*Supplied data*
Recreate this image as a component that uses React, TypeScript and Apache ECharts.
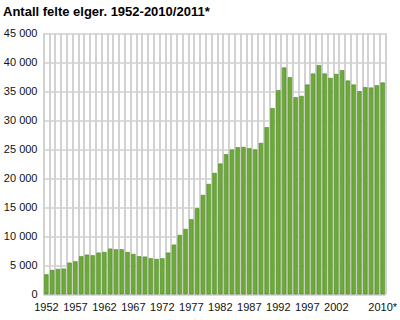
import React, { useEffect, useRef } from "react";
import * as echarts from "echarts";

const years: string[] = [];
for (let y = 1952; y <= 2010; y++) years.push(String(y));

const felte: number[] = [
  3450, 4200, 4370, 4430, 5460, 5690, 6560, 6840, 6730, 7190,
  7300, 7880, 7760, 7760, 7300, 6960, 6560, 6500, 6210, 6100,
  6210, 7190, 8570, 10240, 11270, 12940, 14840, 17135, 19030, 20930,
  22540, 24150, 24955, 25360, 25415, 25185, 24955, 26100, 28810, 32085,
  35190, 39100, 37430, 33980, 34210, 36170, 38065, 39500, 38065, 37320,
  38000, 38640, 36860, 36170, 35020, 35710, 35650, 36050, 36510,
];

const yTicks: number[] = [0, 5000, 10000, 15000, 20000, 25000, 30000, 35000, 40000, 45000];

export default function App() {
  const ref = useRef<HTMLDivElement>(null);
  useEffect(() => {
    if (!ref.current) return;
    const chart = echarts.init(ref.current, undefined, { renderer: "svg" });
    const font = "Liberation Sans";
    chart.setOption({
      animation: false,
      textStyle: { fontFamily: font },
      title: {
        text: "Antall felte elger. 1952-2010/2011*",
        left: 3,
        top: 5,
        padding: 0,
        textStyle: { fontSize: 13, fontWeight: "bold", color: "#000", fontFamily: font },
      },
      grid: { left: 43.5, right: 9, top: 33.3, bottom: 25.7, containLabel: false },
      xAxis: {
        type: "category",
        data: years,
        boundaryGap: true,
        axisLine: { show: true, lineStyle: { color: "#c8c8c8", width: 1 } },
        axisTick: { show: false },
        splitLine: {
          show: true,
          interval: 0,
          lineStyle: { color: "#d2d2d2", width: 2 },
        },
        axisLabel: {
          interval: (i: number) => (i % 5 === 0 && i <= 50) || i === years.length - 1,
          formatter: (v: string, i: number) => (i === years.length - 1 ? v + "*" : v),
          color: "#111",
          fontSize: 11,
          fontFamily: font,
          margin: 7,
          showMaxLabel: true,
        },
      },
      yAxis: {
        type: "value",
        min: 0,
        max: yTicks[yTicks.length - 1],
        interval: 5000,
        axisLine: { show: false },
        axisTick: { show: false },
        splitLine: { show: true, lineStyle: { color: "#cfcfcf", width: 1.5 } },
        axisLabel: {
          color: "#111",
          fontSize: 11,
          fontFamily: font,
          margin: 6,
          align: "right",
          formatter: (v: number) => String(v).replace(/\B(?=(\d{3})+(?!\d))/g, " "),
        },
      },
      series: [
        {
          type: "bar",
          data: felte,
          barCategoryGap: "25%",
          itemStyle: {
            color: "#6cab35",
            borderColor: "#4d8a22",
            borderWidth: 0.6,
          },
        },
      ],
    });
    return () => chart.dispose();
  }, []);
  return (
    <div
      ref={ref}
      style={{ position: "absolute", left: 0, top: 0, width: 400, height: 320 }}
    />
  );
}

*Set task*
Leave the pictures out and please restate exactly the lines running from the start of the material through the one with "const yTicks: number[]".

*Task output*
Recreate this image as a component that uses React, TypeScript and Apache ECharts.
import React, { useEffect, useRef } from "react";
import * as echarts from "echarts";

const years: string[] = [];
for (let y = 1952; y <= 2010; y++) years.push(String(y));

const felte: number[] = [
  3450, 4200, 4370, 4430, 5460, 5690, 6560, 6840, 6730, 7190,
  7300, 7880, 7760, 7760, 7300, 6960, 6560, 6500, 6210, 6100,
  6210, 7190, 8570, 10240, 11270, 12940, 14840, 17135, 19030, 20930,
  22540, 24150, 24955, 25360, 25415, 25185, 24955, 26100, 28810, 32085,
  35190, 39100, 37430, 33980, 34210, 36170, 38065, 39500, 38065, 37320,
  38000, 38640, 36860, 36170, 35020, 35710, 35650, 36050, 36510,
];

const yTicks: number[] = [0, 5000, 10000, 15000, 20000, 25000, 30000, 35000, 40000, 45000];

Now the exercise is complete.